Required work
Everything from the line that contains "Write the TikZ code for this diagram." through the final line of the records below should be quoted exactly, except the pictures.

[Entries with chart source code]
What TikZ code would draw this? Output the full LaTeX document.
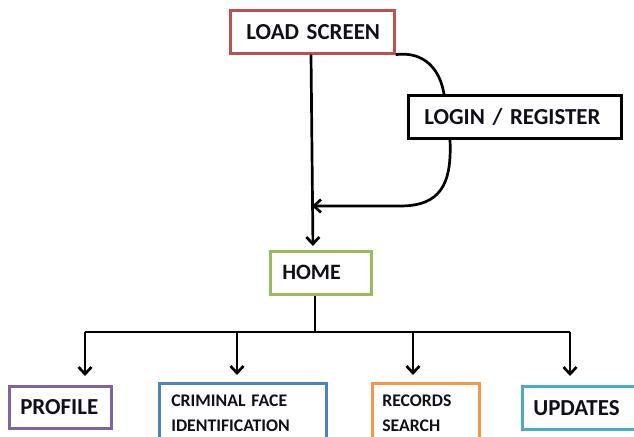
\documentclass[tikz,border=0pt]{standalone}
\usepackage{fontspec}
\setmainfont{Carlito}
\usetikzlibrary{arrows.meta}
\definecolor{cred}{HTML}{C0504D}
\definecolor{cgreen}{HTML}{9BBB59}
\definecolor{cpurple}{HTML}{8064A2}
\definecolor{cblue}{HTML}{4F81BD}
\definecolor{corange}{HTML}{F79646}
\definecolor{ccyan}{HTML}{4BACC6}
\definecolor{ctext}{HTML}{10101A}
\tikzset{
  box/.style={draw, line width=2.6bp, rectangle, anchor=north west, align=left,
    inner ysep=0pt, text=ctext, font=\bfseries\fontsize{23}{26}\selectfont},
  small/.style={font=\bfseries\fontsize{17.8}{25}\selectfont},
  conn/.style={line width=2.7bp, black},
  arr/.style={conn, -{Straight Barb[length=7bp,width=13bp,line width=2.7bp]}}
}
\begin{document}
\begin{tikzpicture}[x=1bp,y=-1bp]
\clip (0,0) rectangle (634,437);
\fill[white] (0,0) rectangle (634,437);
% boxes
\node[box, draw=cred, minimum width=164bp, minimum height=43bp, inner xsep=16bp, text width=132bp] (load) at (229,9) {\mbox{LOAD SCREEN}};
\node[box, draw=black, minimum width=213bp, minimum height=43bp, inner xsep=16bp, text width=181bp] (login) at (407,94) {\mbox{LOGIN / REGISTER}};
\node[box, draw=cgreen, minimum width=101bp, minimum height=43bp, inner xsep=12bp, text width=77bp, font=\bfseries\fontsize{22}{24}\selectfont] (home) at (269,250) {\mbox{HOME}};
\node[box, draw=cpurple, minimum width=102bp, minimum height=42bp, inner xsep=11bp, text width=80bp] (profile) at (8,385) {\mbox{PROFILE}};
\node[box, draw=cblue, small, minimum width=167bp, minimum height=60bp, inner xsep=12bp, text width=143bp] (crim) at (158,382) {\mbox{CRIMINAL FACE}\\\mbox{IDENTIFICATION}};
\node[box, draw=corange, small, minimum width=107bp, minimum height=60bp, inner xsep=10bp, text width=87bp] (rec) at (371,382) {\mbox{RECORDS}\\\mbox{SEARCH}};
\node[box, draw=ccyan, minimum width=122bp, minimum height=43bp, inner xsep=11bp, text width=100bp] (upd) at (521,385) {\mbox{UPDATES}};
% main vertical
\coordinate (merge) at (312,206);
\draw[arr, shorten >=4bp] (load.south -| 311,0) -- (313,250);
% login loop
\draw[conn] (load.south east) .. controls (425,51) and (440,70) .. (login.north west -| 444,0);
\draw[arr] (login.south west -| 450,0) .. controls (452,185) and (440,206) .. (400,206) -- (merge);
% home to branches
\coordinate (hb) at (315,332);
\coordinate (b1) at (85,332);
\coordinate (b2) at (237,332);
\coordinate (b3) at (413,332);
\coordinate (b4) at (570,332);
\draw[conn] (home.south -| hb) -- (hb);
\draw[conn] (b1) -- (b4);
\draw[arr, shorten >=9bp] (b1) -- (b1 |- profile.north);
\draw[arr, shorten >=7bp] (b2) -- (b2 |- crim.north);
\draw[arr, shorten >=7bp] (b3) -- (b3 |- rec.north);
\draw[arr, shorten >=9bp] (b4) -- (b4 |- upd.north);
\end{tikzpicture}
\end{document}
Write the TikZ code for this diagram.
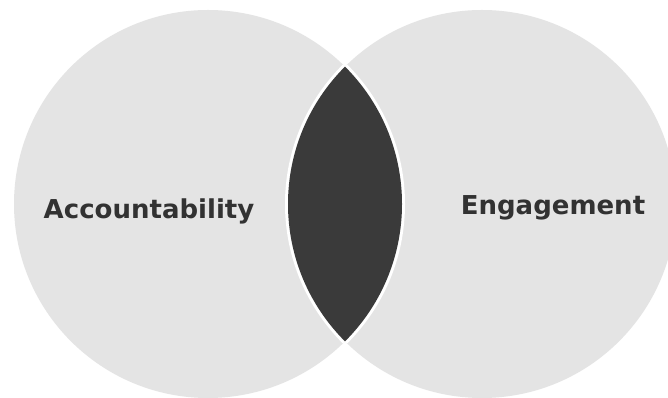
\documentclass[tikz,border=0pt]{standalone}
\usepackage{fontspec}
\setmainfont{DejaVu Sans}
\definecolor{circfill}{RGB}{228,228,228}
\definecolor{lensfill}{RGB}{58,58,58}
\definecolor{txtcol}{RGB}{50,50,50}
\tikzset{
  setcircle/.style={fill=circfill},
  lbl/.style={font=\bfseries\fontsize{26}{30}\selectfont, text=txtcol, anchor=base, inner sep=0pt}
}
\begin{document}
\begin{tikzpicture}[x=1pt,y=1pt]
\useasboundingbox (0,0) rectangle (668,398);
\fill[white] (0,0) rectangle (668,398);
\clip (0,0) rectangle (668,398);
\coordinate (cl) at (208,194);
\coordinate (cr) at (482,194);
\fill[setcircle] (cl) circle (194);
\fill[setcircle] (cr) circle (194);
% white rim around the lens
\begin{scope}
  \clip (cl) circle (194);
  \draw[white, line width=6] (cr) circle (194);
\end{scope}
\begin{scope}
  \clip (cr) circle (194);
  \draw[white, line width=6] (cl) circle (194);
\end{scope}
% dark lens
\begin{scope}
  \clip (cl) circle (194);
  \fill[lensfill] (cr) circle (194);
\end{scope}
\node[lbl] (acc) at (149,179) {Accountability};
\node[lbl] (eng) at (553,183) {Engagement};
\end{tikzpicture}
\end{document}
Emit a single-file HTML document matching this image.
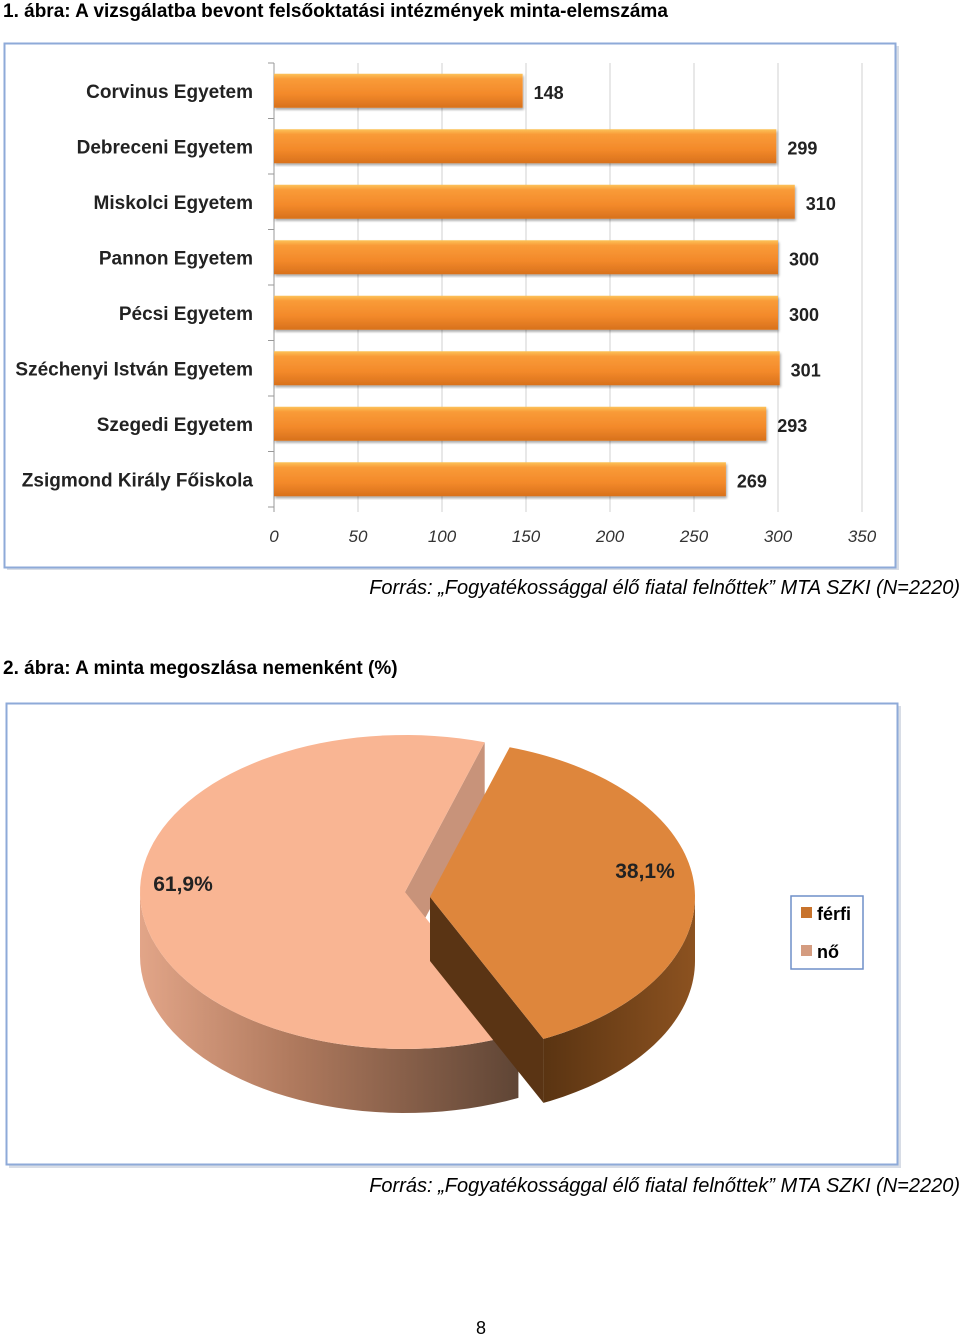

Answer for this exercise
Write the TikZ code for this diagram.
\documentclass[tikz,border=0pt]{standalone}
\usepackage{fontspec}
\setmainfont{DejaVu Sans}
\definecolor{circfill}{RGB}{228,228,228}
\definecolor{lensfill}{RGB}{58,58,58}
\definecolor{txtcol}{RGB}{50,50,50}
\tikzset{
  setcircle/.style={fill=circfill},
  lbl/.style={font=\bfseries\fontsize{26}{30}\selectfont, text=txtcol, anchor=base, inner sep=0pt}
}
\begin{document}
\begin{tikzpicture}[x=1pt,y=1pt]
\useasboundingbox (0,0) rectangle (668,398);
\fill[white] (0,0) rectangle (668,398);
\clip (0,0) rectangle (668,398);
\coordinate (cl) at (208,194);
\coordinate (cr) at (482,194);
\fill[setcircle] (cl) circle (194);
\fill[setcircle] (cr) circle (194);
% white rim around the lens
\begin{scope}
  \clip (cl) circle (194);
  \draw[white, line width=6] (cr) circle (194);
\end{scope}
\begin{scope}
  \clip (cr) circle (194);
  \draw[white, line width=6] (cl) circle (194);
\end{scope}
% dark lens
\begin{scope}
  \clip (cl) circle (194);
  \fill[lensfill] (cr) circle (194);
\end{scope}
\node[lbl] (acc) at (149,179) {Accountability};
\node[lbl] (eng) at (553,183) {Engagement};
\end{tikzpicture}
\end{document}
Emit a single-file HTML document matching this image.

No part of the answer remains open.